* [Material for this exercise]:
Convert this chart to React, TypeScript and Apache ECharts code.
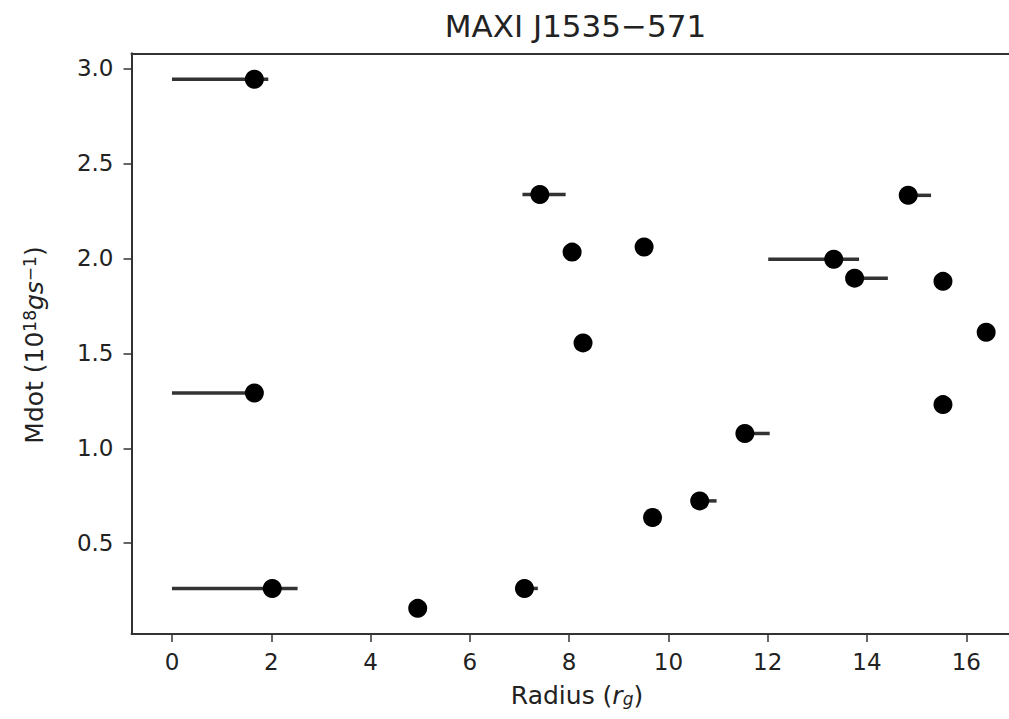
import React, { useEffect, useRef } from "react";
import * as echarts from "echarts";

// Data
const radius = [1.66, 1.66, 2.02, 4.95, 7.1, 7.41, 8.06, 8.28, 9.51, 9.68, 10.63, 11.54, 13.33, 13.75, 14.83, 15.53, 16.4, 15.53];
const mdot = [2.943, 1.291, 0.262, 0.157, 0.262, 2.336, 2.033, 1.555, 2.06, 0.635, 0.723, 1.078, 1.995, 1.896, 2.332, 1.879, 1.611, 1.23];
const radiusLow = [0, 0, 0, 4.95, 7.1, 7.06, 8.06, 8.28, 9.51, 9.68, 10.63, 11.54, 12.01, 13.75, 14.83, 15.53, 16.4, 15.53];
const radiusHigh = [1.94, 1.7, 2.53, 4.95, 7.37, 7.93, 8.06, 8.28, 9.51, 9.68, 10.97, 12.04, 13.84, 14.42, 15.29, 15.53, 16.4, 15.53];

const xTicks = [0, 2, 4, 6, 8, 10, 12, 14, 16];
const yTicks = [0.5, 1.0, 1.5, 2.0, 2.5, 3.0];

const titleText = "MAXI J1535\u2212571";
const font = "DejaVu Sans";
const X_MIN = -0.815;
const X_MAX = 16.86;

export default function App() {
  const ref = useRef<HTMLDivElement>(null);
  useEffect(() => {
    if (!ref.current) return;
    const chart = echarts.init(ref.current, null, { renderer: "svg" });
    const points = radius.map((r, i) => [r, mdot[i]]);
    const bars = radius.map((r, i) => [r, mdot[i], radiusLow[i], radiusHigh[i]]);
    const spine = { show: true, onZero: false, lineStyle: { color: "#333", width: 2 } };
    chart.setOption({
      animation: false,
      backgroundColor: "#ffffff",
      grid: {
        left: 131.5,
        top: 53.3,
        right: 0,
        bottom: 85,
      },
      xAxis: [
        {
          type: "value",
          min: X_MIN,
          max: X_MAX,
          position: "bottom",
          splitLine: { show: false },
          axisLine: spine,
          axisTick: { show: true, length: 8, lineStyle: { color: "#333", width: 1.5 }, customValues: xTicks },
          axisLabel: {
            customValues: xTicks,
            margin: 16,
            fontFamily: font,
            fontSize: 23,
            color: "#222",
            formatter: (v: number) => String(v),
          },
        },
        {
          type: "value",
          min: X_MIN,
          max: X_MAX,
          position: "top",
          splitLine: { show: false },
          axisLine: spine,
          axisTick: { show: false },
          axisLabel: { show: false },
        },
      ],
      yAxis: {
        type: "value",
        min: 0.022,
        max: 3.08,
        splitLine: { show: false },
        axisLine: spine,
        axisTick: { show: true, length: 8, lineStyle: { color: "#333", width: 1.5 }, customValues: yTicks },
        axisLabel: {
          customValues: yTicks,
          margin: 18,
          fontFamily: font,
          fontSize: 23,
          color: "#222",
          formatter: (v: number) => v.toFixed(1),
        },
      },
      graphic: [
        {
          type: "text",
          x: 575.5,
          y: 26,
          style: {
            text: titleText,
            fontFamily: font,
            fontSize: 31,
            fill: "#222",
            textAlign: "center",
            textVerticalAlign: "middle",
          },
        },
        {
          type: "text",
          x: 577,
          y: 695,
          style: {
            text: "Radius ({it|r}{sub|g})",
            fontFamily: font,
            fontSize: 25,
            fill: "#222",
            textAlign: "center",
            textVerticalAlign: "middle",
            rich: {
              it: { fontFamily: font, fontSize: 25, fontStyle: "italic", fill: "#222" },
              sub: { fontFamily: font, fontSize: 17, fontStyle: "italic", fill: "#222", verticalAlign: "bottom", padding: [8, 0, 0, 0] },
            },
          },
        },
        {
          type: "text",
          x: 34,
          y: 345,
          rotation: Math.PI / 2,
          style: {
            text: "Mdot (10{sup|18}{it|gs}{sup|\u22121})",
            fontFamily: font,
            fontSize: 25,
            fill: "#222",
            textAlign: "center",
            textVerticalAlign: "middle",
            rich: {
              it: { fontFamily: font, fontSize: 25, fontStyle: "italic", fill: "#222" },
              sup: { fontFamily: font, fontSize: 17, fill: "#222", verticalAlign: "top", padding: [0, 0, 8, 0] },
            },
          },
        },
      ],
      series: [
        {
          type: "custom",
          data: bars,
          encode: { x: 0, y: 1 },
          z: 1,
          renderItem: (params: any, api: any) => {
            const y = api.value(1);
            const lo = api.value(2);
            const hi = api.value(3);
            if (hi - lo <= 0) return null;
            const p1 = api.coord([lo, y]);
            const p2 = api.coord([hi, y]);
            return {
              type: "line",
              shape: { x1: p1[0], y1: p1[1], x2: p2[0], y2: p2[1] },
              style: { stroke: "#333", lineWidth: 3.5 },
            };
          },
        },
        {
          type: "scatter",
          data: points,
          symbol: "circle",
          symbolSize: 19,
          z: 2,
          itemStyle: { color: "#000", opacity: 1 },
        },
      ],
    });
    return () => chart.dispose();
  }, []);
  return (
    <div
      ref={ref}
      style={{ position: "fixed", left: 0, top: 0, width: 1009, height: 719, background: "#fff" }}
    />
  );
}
==
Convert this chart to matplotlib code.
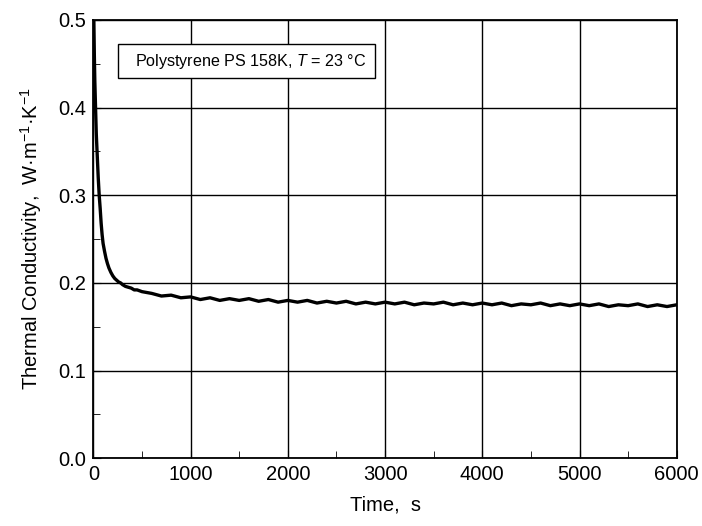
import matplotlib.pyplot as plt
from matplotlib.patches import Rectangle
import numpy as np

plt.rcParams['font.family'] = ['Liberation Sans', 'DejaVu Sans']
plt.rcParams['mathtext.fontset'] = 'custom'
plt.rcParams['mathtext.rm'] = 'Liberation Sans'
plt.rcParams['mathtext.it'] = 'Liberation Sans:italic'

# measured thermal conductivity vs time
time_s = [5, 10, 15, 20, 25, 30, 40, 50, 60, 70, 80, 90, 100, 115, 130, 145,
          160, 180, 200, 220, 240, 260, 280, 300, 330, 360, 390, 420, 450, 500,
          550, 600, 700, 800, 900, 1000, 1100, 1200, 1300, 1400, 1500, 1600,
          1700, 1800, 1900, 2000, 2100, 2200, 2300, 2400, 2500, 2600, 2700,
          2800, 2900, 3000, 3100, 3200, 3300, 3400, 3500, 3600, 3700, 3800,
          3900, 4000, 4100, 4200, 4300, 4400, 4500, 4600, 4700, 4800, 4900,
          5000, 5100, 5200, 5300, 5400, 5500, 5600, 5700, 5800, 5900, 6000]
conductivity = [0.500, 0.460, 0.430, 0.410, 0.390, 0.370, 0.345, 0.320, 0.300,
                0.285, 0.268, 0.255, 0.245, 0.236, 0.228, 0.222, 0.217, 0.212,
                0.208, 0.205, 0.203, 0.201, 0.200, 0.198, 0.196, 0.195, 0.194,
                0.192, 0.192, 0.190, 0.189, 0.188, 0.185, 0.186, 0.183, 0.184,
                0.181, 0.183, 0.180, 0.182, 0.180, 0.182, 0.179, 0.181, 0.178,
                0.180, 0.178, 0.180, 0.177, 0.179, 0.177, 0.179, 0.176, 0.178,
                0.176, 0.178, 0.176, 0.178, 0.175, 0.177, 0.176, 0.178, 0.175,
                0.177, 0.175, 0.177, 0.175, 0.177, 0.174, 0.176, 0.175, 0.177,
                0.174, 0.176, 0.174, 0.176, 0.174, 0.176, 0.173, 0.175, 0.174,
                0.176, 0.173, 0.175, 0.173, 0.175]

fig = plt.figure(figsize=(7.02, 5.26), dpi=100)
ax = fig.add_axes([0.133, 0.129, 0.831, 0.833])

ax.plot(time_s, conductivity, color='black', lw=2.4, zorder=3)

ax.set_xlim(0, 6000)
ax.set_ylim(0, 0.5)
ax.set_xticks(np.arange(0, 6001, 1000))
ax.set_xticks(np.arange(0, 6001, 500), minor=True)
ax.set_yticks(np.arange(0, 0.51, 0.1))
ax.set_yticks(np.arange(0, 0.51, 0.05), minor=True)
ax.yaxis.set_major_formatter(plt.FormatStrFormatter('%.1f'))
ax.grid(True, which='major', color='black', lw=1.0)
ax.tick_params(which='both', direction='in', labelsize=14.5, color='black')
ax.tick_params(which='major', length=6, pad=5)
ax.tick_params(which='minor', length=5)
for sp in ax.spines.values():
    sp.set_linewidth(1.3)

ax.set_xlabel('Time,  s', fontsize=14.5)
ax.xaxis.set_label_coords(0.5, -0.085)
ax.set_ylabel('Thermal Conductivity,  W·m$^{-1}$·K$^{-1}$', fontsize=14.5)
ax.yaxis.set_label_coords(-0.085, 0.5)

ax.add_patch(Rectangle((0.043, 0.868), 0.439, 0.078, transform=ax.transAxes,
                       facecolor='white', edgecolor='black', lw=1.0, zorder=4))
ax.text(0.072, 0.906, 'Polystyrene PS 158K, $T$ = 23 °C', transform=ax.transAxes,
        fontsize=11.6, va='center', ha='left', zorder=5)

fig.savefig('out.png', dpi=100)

* [Problem requirements]: Repeat the lines between those holding "Convert this chart to React, TypeScript" and "const X_MAX = 16.86;", inclusive. Pictures stay out.

* [Answer]:
Convert this chart to React, TypeScript and Apache ECharts code.
import React, { useEffect, useRef } from "react";
import * as echarts from "echarts";

// Data
const radius = [1.66, 1.66, 2.02, 4.95, 7.1, 7.41, 8.06, 8.28, 9.51, 9.68, 10.63, 11.54, 13.33, 13.75, 14.83, 15.53, 16.4, 15.53];
const mdot = [2.943, 1.291, 0.262, 0.157, 0.262, 2.336, 2.033, 1.555, 2.06, 0.635, 0.723, 1.078, 1.995, 1.896, 2.332, 1.879, 1.611, 1.23];
const radiusLow = [0, 0, 0, 4.95, 7.1, 7.06, 8.06, 8.28, 9.51, 9.68, 10.63, 11.54, 12.01, 13.75, 14.83, 15.53, 16.4, 15.53];
const radiusHigh = [1.94, 1.7, 2.53, 4.95, 7.37, 7.93, 8.06, 8.28, 9.51, 9.68, 10.97, 12.04, 13.84, 14.42, 15.29, 15.53, 16.4, 15.53];

const xTicks = [0, 2, 4, 6, 8, 10, 12, 14, 16];
const yTicks = [0.5, 1.0, 1.5, 2.0, 2.5, 3.0];

const titleText = "MAXI J1535\u2212571";
const font = "DejaVu Sans";
const X_MIN = -0.815;
const X_MAX = 16.86;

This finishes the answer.